The alternative to transposition is substitution. Four examples of simple
substitution ciphers can be explored by choosing the menu bar options on the left.
The
first documented use of a substitution cipher for military purposes appears in
Julius Caesar's "Gallic Wars". Caesar describes how he sent a message
to Cicero, who was besieged and on the verge of surrendering. The substitution
replaced Roman letters with Greek letters, rendering the message unintelligible
to the enemy.
Caesar
described the dramatic delivery of the message: "If he could not approach
the camp, the messenger was instructed to hurl a spear into the entrenchment of
the camp, with the letter fastened to the spear's thong
. Fearing danger,
the Gaul discharged the spear, as he had been instructed.

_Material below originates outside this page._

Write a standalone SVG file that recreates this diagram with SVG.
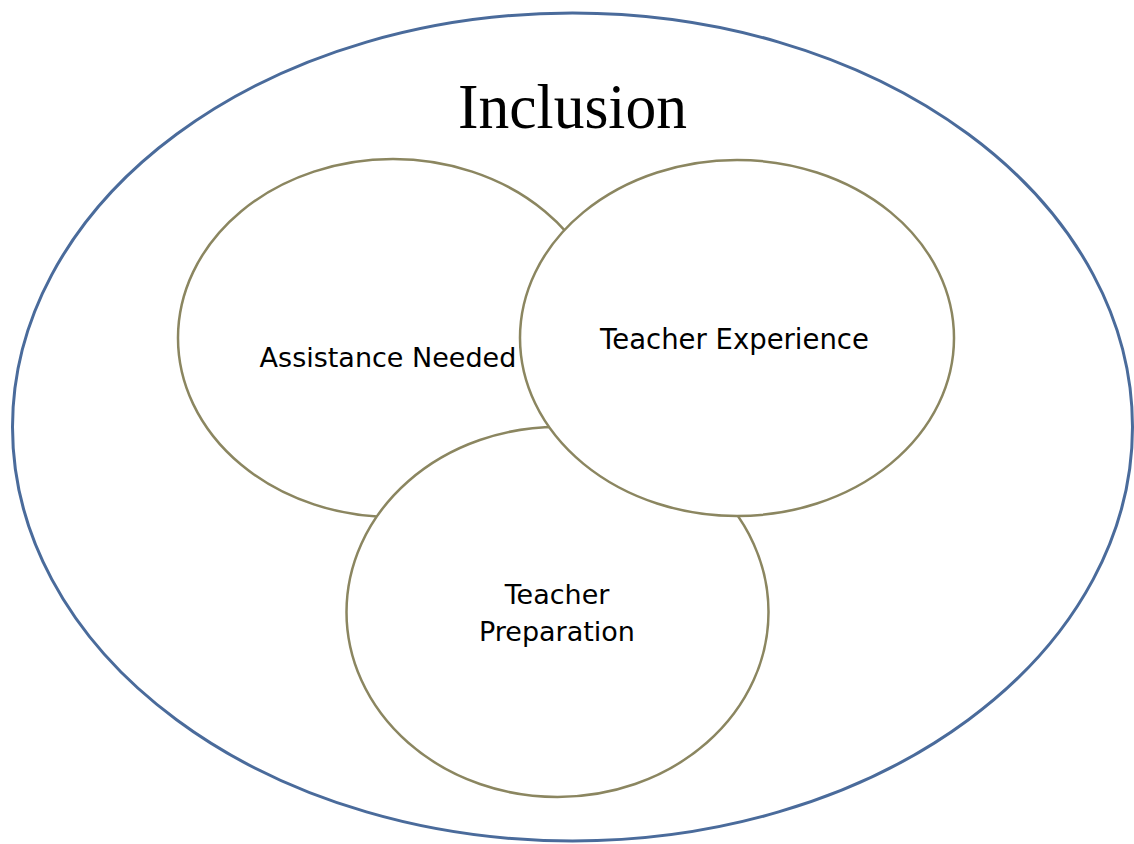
<svg xmlns="http://www.w3.org/2000/svg" width="1134" height="844" viewBox="0 0 1134 844">
<style>
.outer{fill:#ffffff;stroke:#4a6b9b;stroke-width:3}
.set{fill:#ffffff;stroke:#8b8660;stroke-width:2.5}
.lbl{font-family:"DejaVu Sans","Noto Sans",sans-serif;font-size:27px;fill:#000000;text-anchor:middle}
.title{font-family:"Liberation Serif","Times New Roman",serif;font-size:63px;fill:#000000}
</style>
<rect x="0" y="0" width="1134" height="844" fill="#ffffff"/>
<g id="inclusion">
<ellipse class="outer" cx="572.5" cy="427" rx="560" ry="414"/>
<text class="title" x="458" y="128" textLength="229" lengthAdjust="spacingAndGlyphs">Inclusion</text>
</g>
<g id="connectors"></g>
<g id="assistance-needed">
<ellipse class="set" cx="393" cy="338" rx="215" ry="179"/>
<text class="lbl" x="388" y="367">Assistance Needed</text>
</g>
<g id="teacher-preparation">
<ellipse class="set" cx="557.5" cy="612" rx="211" ry="185"/>
<text class="lbl" x="557" y="604">Teacher</text>
<text class="lbl" x="557" y="641">Preparation</text>
</g>
<g id="teacher-experience">
<ellipse class="set" cx="737" cy="338" rx="217" ry="178"/>
<text class="lbl" x="734.5" y="349" style="font-size:27.5px">Teacher Experience</text>
</g>
</svg>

By chance it stuck fast
in the tower, and for two days was not sighted by our troops; on the third day
it was sighted by a soldier, taken down, and delivered to Cicero. He read it through
and then recited it at a parade of the troops, bringing the greatest rejoicing
to all."
Caesar
used secret writing so frequently that Valerius Probus wrote an entire treatise
on his ciphers, which unfortunately has not survived. However, thanks to Suetonius's
"Lives of the Caesar's LVI", written in the 2nd century AD, we do have
a detailed description of one of the types of substitution cipher used by Caesar.